▶ _WRITTEN TASK_
The copy must start at the line that contains "Write a component" and finish at the line that contains "Chart.register(...registerables);", reproducing each line exactly. Any picture in that span is omitted.

▶ _RECORD EXCERPTS_
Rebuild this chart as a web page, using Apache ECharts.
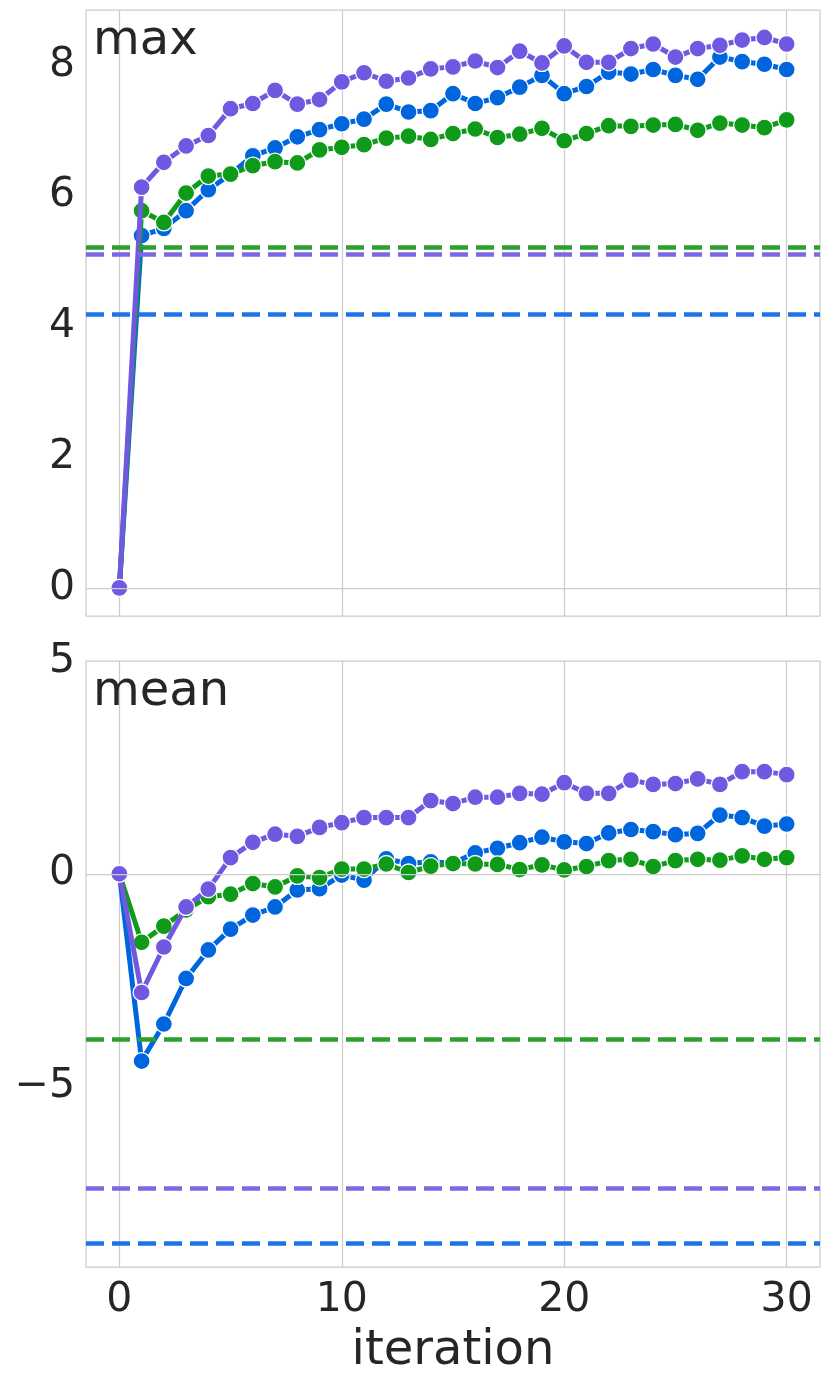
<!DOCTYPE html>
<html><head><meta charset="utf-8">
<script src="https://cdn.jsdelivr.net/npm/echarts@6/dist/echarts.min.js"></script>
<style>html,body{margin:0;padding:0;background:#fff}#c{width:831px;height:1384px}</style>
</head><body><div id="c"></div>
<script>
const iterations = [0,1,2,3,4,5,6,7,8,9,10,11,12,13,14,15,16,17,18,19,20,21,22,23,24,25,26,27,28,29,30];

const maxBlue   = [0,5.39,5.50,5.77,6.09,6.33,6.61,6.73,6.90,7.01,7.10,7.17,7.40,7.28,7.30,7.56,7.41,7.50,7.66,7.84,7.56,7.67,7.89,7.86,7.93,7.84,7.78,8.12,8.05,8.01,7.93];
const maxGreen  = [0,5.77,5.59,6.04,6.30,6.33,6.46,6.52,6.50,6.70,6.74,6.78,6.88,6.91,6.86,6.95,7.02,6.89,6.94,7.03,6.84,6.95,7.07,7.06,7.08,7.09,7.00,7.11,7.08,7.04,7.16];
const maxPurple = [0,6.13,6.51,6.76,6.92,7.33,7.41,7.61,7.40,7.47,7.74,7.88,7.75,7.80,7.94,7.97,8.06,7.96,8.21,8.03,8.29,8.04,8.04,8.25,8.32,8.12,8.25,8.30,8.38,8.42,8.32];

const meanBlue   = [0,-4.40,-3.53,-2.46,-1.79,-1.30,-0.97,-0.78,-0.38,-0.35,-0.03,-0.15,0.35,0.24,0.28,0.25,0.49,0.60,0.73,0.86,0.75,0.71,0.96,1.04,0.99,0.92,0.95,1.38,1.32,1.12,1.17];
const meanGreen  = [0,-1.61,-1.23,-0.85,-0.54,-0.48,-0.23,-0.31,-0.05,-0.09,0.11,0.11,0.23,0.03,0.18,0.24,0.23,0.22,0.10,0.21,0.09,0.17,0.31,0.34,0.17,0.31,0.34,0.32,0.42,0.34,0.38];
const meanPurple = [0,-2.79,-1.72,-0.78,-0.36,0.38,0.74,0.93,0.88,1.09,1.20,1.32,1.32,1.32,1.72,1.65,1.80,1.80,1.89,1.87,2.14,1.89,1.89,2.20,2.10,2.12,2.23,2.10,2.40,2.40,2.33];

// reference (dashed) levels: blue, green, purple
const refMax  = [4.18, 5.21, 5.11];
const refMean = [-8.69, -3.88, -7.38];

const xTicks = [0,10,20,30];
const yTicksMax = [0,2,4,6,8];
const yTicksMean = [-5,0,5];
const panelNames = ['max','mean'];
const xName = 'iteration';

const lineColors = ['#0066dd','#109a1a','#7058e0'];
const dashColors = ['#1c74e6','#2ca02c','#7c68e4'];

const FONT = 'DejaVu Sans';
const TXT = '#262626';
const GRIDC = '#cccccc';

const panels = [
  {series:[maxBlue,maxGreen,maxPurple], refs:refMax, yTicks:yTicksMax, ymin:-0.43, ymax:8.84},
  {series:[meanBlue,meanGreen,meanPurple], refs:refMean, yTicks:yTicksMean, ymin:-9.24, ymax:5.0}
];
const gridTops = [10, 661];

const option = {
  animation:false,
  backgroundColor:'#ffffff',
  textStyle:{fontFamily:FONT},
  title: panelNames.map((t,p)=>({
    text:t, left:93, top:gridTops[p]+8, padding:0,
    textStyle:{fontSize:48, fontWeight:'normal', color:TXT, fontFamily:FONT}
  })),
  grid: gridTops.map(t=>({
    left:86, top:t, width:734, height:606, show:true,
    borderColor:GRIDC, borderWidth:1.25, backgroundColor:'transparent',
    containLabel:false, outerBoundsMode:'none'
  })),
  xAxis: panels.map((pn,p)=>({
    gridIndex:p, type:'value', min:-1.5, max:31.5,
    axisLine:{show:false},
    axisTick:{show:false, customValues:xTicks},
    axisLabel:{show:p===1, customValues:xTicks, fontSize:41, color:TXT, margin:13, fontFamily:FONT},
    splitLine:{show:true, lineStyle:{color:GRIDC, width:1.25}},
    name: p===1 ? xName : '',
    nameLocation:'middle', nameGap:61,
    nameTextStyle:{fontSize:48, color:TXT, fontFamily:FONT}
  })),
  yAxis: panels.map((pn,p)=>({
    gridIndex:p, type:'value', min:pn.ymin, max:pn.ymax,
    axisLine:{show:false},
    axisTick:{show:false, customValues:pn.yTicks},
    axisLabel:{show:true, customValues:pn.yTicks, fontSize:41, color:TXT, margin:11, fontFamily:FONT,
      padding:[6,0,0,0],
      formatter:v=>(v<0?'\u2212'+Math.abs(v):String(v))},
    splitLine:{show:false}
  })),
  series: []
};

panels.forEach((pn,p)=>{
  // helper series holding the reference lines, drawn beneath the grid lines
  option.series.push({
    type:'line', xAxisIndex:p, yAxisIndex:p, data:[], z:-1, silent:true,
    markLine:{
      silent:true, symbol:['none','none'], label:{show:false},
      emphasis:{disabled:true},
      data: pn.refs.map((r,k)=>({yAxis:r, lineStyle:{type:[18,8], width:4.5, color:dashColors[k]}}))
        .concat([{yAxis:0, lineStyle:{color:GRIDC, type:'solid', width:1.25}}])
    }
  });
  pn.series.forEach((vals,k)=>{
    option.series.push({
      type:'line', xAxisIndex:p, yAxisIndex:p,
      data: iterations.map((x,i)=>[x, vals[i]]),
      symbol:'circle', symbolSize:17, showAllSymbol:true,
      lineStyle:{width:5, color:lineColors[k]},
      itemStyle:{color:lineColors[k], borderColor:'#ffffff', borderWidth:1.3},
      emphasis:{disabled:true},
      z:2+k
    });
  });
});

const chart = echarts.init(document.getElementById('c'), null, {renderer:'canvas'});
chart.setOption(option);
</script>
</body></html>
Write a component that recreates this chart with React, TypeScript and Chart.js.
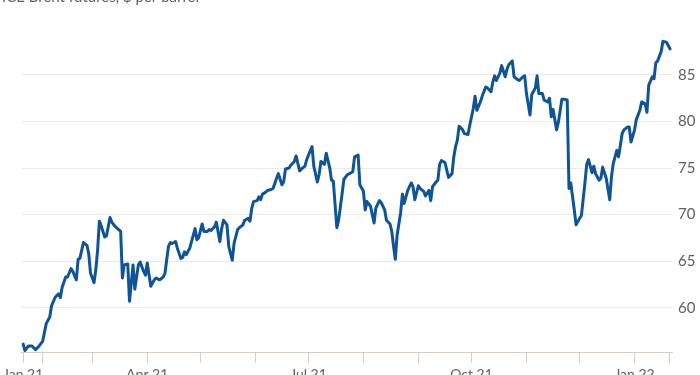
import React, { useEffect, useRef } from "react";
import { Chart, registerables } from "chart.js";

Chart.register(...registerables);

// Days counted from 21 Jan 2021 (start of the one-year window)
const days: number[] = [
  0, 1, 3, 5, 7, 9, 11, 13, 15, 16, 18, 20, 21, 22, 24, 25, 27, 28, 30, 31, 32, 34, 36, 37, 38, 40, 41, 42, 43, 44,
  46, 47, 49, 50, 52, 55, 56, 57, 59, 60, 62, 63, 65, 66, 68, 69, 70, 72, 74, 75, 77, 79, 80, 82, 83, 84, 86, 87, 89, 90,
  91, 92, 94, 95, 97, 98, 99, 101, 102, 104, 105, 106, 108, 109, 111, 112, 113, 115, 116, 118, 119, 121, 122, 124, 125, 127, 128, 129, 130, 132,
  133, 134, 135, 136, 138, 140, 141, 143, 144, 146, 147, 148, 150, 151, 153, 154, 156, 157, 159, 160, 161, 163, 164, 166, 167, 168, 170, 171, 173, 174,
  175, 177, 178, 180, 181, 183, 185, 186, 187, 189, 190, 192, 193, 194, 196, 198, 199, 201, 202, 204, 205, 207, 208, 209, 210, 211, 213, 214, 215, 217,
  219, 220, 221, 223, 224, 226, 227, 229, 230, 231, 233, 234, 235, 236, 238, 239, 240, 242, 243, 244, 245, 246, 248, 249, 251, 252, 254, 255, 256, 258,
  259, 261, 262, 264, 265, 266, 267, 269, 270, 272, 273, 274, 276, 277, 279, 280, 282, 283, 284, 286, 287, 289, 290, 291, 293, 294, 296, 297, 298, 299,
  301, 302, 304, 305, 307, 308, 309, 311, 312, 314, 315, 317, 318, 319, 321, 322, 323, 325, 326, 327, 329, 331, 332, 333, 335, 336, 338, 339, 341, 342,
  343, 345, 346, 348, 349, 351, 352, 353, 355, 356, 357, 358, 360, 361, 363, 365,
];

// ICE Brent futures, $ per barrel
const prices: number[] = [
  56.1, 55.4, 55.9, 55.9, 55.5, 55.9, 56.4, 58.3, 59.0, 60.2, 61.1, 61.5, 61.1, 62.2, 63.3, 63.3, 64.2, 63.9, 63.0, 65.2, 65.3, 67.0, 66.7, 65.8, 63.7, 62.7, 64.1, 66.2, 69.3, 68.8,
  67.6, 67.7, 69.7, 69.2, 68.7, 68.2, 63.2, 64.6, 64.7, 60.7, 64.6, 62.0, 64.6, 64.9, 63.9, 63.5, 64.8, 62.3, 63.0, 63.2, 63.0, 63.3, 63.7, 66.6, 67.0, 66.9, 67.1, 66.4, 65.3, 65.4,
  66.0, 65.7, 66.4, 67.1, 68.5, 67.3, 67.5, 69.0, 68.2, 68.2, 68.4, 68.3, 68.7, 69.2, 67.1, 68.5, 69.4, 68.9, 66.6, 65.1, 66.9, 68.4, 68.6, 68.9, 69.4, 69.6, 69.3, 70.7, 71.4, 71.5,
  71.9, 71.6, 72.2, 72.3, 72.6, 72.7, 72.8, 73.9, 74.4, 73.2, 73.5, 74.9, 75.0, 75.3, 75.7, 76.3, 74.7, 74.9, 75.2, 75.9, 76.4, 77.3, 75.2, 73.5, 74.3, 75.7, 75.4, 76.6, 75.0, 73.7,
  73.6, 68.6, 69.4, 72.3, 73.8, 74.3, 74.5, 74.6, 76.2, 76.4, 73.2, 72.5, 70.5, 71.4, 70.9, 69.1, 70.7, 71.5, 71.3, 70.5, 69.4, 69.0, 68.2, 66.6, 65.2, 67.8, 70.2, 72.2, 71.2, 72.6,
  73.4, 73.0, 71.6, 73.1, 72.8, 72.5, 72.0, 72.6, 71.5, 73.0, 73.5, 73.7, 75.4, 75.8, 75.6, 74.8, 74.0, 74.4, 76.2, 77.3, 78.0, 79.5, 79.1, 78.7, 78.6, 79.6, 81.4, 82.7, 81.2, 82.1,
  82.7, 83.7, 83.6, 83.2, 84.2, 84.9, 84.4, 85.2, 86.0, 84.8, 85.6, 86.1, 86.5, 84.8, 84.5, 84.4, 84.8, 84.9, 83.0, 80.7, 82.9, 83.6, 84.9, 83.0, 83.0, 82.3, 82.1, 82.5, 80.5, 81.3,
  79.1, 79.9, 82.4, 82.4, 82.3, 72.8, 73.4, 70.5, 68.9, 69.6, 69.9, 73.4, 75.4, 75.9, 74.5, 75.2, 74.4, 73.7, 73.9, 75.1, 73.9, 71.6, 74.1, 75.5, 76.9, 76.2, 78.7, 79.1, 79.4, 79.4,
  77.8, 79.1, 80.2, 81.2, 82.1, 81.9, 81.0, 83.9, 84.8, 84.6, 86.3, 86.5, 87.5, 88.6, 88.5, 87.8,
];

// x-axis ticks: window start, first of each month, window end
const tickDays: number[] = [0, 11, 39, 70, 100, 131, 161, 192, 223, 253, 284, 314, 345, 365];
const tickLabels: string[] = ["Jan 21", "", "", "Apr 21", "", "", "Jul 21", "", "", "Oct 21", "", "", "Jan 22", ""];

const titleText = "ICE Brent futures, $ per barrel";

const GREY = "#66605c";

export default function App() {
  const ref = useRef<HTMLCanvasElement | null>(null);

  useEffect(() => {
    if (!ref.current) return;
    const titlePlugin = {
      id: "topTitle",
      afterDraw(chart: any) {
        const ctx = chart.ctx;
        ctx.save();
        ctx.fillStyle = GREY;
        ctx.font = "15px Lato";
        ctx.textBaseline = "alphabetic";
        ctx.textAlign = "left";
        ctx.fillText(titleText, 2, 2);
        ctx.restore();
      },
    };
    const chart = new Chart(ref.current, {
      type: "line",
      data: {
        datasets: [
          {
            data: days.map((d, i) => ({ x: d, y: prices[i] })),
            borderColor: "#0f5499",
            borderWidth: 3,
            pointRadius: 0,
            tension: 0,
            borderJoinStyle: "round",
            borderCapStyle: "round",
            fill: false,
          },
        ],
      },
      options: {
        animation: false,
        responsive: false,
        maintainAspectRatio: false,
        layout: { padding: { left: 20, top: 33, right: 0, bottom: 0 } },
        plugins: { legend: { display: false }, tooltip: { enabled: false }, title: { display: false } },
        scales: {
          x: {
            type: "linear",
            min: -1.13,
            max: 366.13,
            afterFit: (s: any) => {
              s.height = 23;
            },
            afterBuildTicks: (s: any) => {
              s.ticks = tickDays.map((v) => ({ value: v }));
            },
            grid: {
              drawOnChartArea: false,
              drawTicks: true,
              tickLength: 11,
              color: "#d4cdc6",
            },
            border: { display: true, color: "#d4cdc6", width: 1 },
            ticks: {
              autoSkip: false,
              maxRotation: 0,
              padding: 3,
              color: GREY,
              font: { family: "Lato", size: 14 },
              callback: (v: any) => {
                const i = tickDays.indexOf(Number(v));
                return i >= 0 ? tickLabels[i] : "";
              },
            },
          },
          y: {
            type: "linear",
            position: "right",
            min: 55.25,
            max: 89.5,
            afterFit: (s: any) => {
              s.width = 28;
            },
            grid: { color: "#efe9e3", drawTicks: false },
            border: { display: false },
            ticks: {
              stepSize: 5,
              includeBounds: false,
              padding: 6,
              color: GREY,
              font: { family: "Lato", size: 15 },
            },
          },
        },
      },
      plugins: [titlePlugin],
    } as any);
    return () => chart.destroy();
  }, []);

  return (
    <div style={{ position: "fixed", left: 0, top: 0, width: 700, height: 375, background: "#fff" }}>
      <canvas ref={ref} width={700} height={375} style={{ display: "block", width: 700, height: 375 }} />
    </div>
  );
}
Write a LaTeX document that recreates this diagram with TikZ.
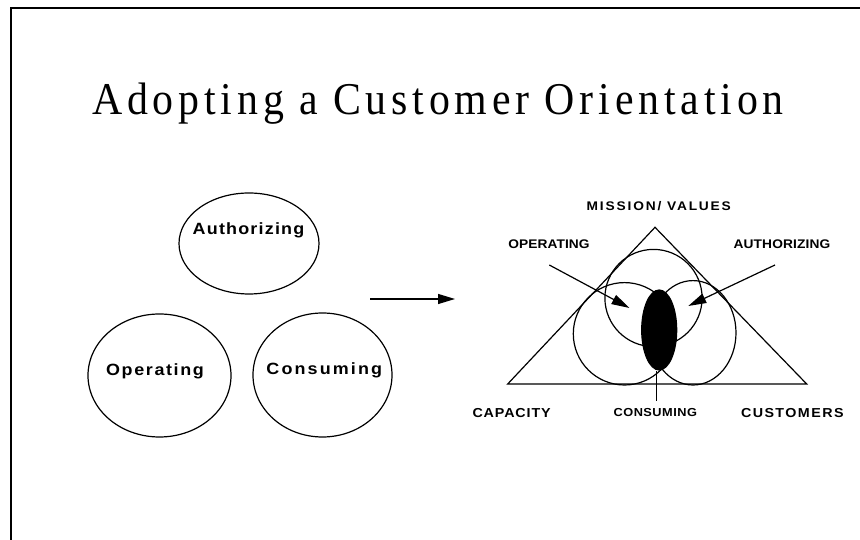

▶ _FINAL RESULT_
Write a component that recreates this chart with React, TypeScript and Chart.js.
import React, { useEffect, useRef } from "react";
import { Chart, registerables } from "chart.js";

Chart.register(...registerables);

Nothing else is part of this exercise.